Samples: 3 "No", 0 "Yes" $H(S_{\text{Sunny}}) = 0 \text{ bits}$

b) Overcast Subset ( $S_{\text{Overcast}}$ )

Samples: 2 "Yes", 0 "No" $H(S_{\text{Overcast}}) = 0 \text{ bits}$

c) Rainy Subset ( $S_{\text{Rainy}}$ )

Samples: 2 "Yes", 1 "No" $H(S_{\text{Rainy}}) = -\left( \frac{2}{3} \log_2\left(\frac{2}{3}\right) + \frac{1}{3} \log_2\left(\frac{1}{3}\right) \right) \approx 0.918 \text{ bits}$

Weighted Average Entropy: $H(S|\text{Outlook}) = \left( \frac{3}{8} \times 0 + \frac{2}{8} \times 0 + \frac{3}{8} \times 0.918 \right) \approx 0.344 \text{ bits}$

Step 3: Compute Information Gain for "Outlook"

Information Gain Formula: $\text{IG}(S, \text{Outlook}) = H(S) - H(S|\text{Outlook})$

Calculation: $\text{IG}(S, \text{Outlook}) = 0.954 - 0.344 = 0.610 \text{ bits}$

Comparison with Other Attributes

Attribute	Information Gain (bits)
Outlook	0.610
Humidity	0.347
Wind	0.003

Key Takeaways

Higher IG means better attribute for splitting
"Outlook" provides the most information about the target variable
The calculation follows:
- Compute original entropy
- Calculate weighted entropy after split
- Subtract to get information gain

Pruning

Handling Numerical Attributes

Handling Missing Attributes

Random Forests (Ensemble Learning With Decision Trees)
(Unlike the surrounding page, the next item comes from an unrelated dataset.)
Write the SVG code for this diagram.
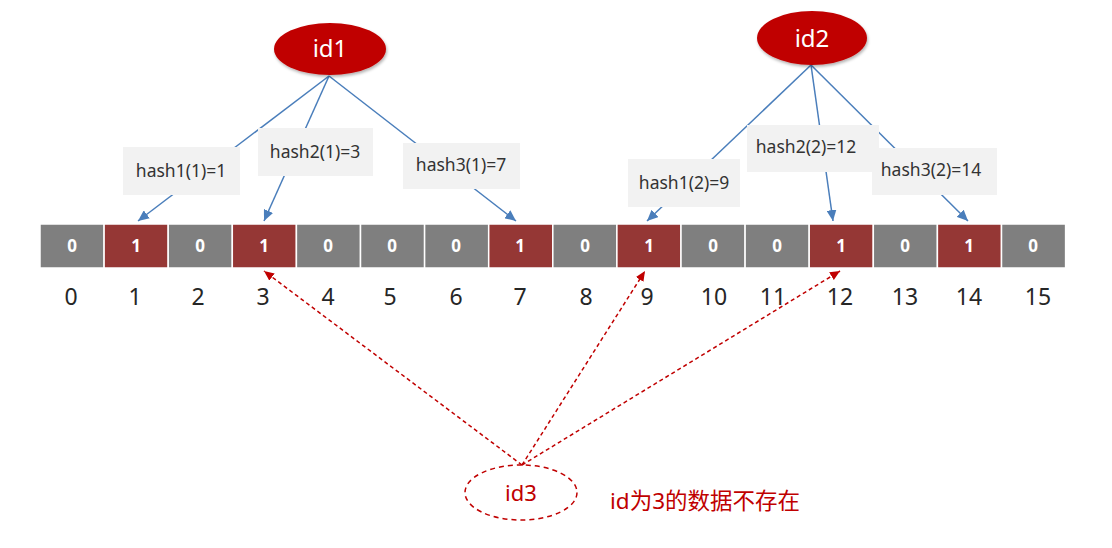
<svg xmlns="http://www.w3.org/2000/svg" width="1112" height="548" viewBox="0 0 1112 548">
<style>
.cell0{fill:#7f7f7f;stroke:#ffffff;stroke-width:1.5}
.cell1{fill:#953735;stroke:#ffffff;stroke-width:1.5}
.val{font-family:"Noto Sans","DejaVu Sans",sans-serif;font-size:17px;font-weight:bold;fill:#ffffff;text-anchor:middle}
.idx{font-family:"Noto Sans","DejaVu Sans",sans-serif;font-size:23px;fill:#262626;text-anchor:middle}
.box{fill:#f2f2f2}
.btxt{font-family:"Noto Sans","DejaVu Sans",sans-serif;font-size:17.5px;fill:#333333;text-anchor:middle}
.blue{stroke:#4a7ebb;stroke-width:1.5;fill:none;marker-end:url(#ab)}
.red{stroke:#c00000;stroke-width:1.5;fill:none;stroke-dasharray:4 3;marker-end:url(#ar)}
.idn{fill:#c00000;filter:url(#sh)}
.idt{font-family:"Noto Sans","DejaVu Sans",sans-serif;font-size:24px;fill:#ffffff;text-anchor:middle}
.redt{font-family:"Noto Sans","Noto Sans CJK SC",sans-serif;font-size:22.5px;fill:#c00000}
</style>
<defs>
<marker id="ab" markerUnits="userSpaceOnUse" markerWidth="11" markerHeight="10" refX="11" refY="5" orient="auto">
<path d="M0,0 L11,5 L0,10 z" fill="#4a7ebb"/>
</marker>
<marker id="ar" markerUnits="userSpaceOnUse" markerWidth="10" markerHeight="9" refX="10" refY="4.5" orient="auto">
<path d="M0,0 L10,4.5 L0,9 z" fill="#c00000"/>
</marker>
<filter id="sh" x="-20%" y="-20%" width="140%" height="150%">
<feDropShadow dx="1" dy="2" stdDeviation="1.5" flood-color="#000000" flood-opacity="0.3"/>
</filter>
</defs>
<rect width="1112" height="548" fill="#ffffff"/>

<g id="array">
<rect class="cell0" x="40" y="224" width="64.1" height="44"/>
<rect class="cell1" x="104.1" y="224" width="64.1" height="44"/>
<rect class="cell0" x="168.2" y="224" width="64.1" height="44"/>
<rect class="cell1" x="232.3" y="224" width="64.1" height="44"/>
<rect class="cell0" x="296.4" y="224" width="64.1" height="44"/>
<rect class="cell0" x="360.5" y="224" width="64.1" height="44"/>
<rect class="cell0" x="424.6" y="224" width="64.1" height="44"/>
<rect class="cell1" x="488.7" y="224" width="64.1" height="44"/>
<rect class="cell0" x="552.8" y="224" width="64.1" height="44"/>
<rect class="cell1" x="616.9" y="224" width="64.1" height="44"/>
<rect class="cell0" x="681" y="224" width="64.1" height="44"/>
<rect class="cell0" x="745.1" y="224" width="64.1" height="44"/>
<rect class="cell1" x="809.2" y="224" width="64.1" height="44"/>
<rect class="cell0" x="873.3" y="224" width="64.1" height="44"/>
<rect class="cell1" x="937.4" y="224" width="64.1" height="44"/>
<rect class="cell0" x="1001.5" y="224" width="64.1" height="44"/>
<text class="val" x="72" y="252">0</text>
<text class="val" x="136" y="252">1</text>
<text class="val" x="200" y="252">0</text>
<text class="val" x="264" y="252">1</text>
<text class="val" x="328" y="252">0</text>
<text class="val" x="392" y="252">0</text>
<text class="val" x="456" y="252">0</text>
<text class="val" x="520" y="252">1</text>
<text class="val" x="585" y="252">0</text>
<text class="val" x="649" y="252">1</text>
<text class="val" x="713" y="252">0</text>
<text class="val" x="777" y="252">0</text>
<text class="val" x="841" y="252">1</text>
<text class="val" x="905" y="252">0</text>
<text class="val" x="969" y="252">1</text>
<text class="val" x="1033" y="252">0</text>
<text class="idx" x="71" y="305">0</text>
<text class="idx" x="135" y="305">1</text>
<text class="idx" x="198" y="305">2</text>
<text class="idx" x="263" y="305">3</text>
<text class="idx" x="328" y="305">4</text>
<text class="idx" x="390" y="305">5</text>
<text class="idx" x="456" y="305">6</text>
<text class="idx" x="520" y="305">7</text>
<text class="idx" x="586" y="305">8</text>
<text class="idx" x="647" y="305">9</text>
<text class="idx" x="714" y="305">10</text>
<text class="idx" x="773" y="305">11</text>
<text class="idx" x="840" y="305">12</text>
<text class="idx" x="905" y="305">13</text>
<text class="idx" x="969" y="305">14</text>
<text class="idx" x="1038" y="305">15</text>
</g>

<g id="connectors">
<line class="blue" x1="329" y1="76" x2="138" y2="221"/>
<line class="blue" x1="329" y1="76" x2="264" y2="221"/>
<line class="blue" x1="329" y1="76" x2="516" y2="221"/>
<line class="blue" x1="811" y1="65" x2="647" y2="221"/>
<line class="blue" x1="811" y1="65" x2="833" y2="221"/>
<line class="blue" x1="811" y1="65" x2="968" y2="221"/>
<line class="red" x1="522" y1="465" x2="264" y2="271"/>
<line class="red" x1="522" y1="465" x2="645" y2="271"/>
<line class="red" x1="522" y1="465" x2="840" y2="271"/>
</g>

<g id="hash1-1"><rect class="box" x="123" y="147" width="117" height="48"/><text class="btxt" x="181" y="177">hash1(1)=1</text></g>
<g id="hash2-1"><rect class="box" x="258" y="128" width="115" height="48"/><text class="btxt" x="315" y="158">hash2(1)=3</text></g>
<g id="hash3-1"><rect class="box" x="403" y="143" width="117" height="46"/><text class="btxt" x="461" y="171">hash3(1)=7</text></g>
<g id="hash1-2"><rect class="box" x="628" y="159" width="112" height="48"/><text class="btxt" x="684" y="189">hash1(2)=9</text></g>
<g id="hash2-2"><rect class="box" x="747" y="125" width="132" height="47"/><text class="btxt" x="806" y="153">hash2(2)=12</text></g>
<g id="hash3-2"><rect class="box" x="872" y="148" width="125" height="47"/><text class="btxt" x="931" y="176">hash3(2)=14</text></g>

<g id="id1"><ellipse class="idn" cx="330" cy="49" rx="56" ry="26"/><text class="idt" x="330" y="57">id1</text></g>
<g id="id2"><ellipse class="idn" cx="812" cy="38" rx="55" ry="27"/><text class="idt" x="812" y="47">id2</text></g>

<g id="id3">
<ellipse cx="521" cy="492.5" rx="56" ry="27.5" fill="none" stroke="#c00000" stroke-width="1.5" stroke-dasharray="5 4"/>
<text x="521" y="501" font-family="Noto Sans, DejaVu Sans, sans-serif" font-size="22" fill="#c00000" text-anchor="middle">id3</text>
</g>
<g id="note"><text class="redt" x="610" y="509">id为3的数据不存在</text></g>
</svg>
Instead of building a single decision tree and use it to make predictions, build many slightly different trees and combine their predictions.
We have a single data set, so how do we obtain slightly different trees?
1. Bagging (Bootstrap Aggregating):
  - Take random subsets of data from the training set to create N smaller data sets.
  - Fit a decision tree on each subset.
2. Random Subspace Method (also known as Feature Bagging):
  - Fit N different decision trees by constraining each one to operate on a random subset of features.

Ensemble Learning

Ensemble Learning:
- Method that combines multiple learning algorithms to obtain performance improvements over its components.
Random Forests are one of the most common examples of ensemble learning.
Other commonly-used ensemble methods:
- Bagging: multiple models on random subsets of data samples.
- Random Subspace Method: multiple models on random subsets of features.
- Boosting: train models iteratively, while making the current model focus on the mistakes of the previous ones by increasing the weight of misclassified samples.

Random Forests are an ensemble learning method that employ decision tree learning to build multiple trees through bagging and random subspace method. They rectify the overfitting problem of decision trees!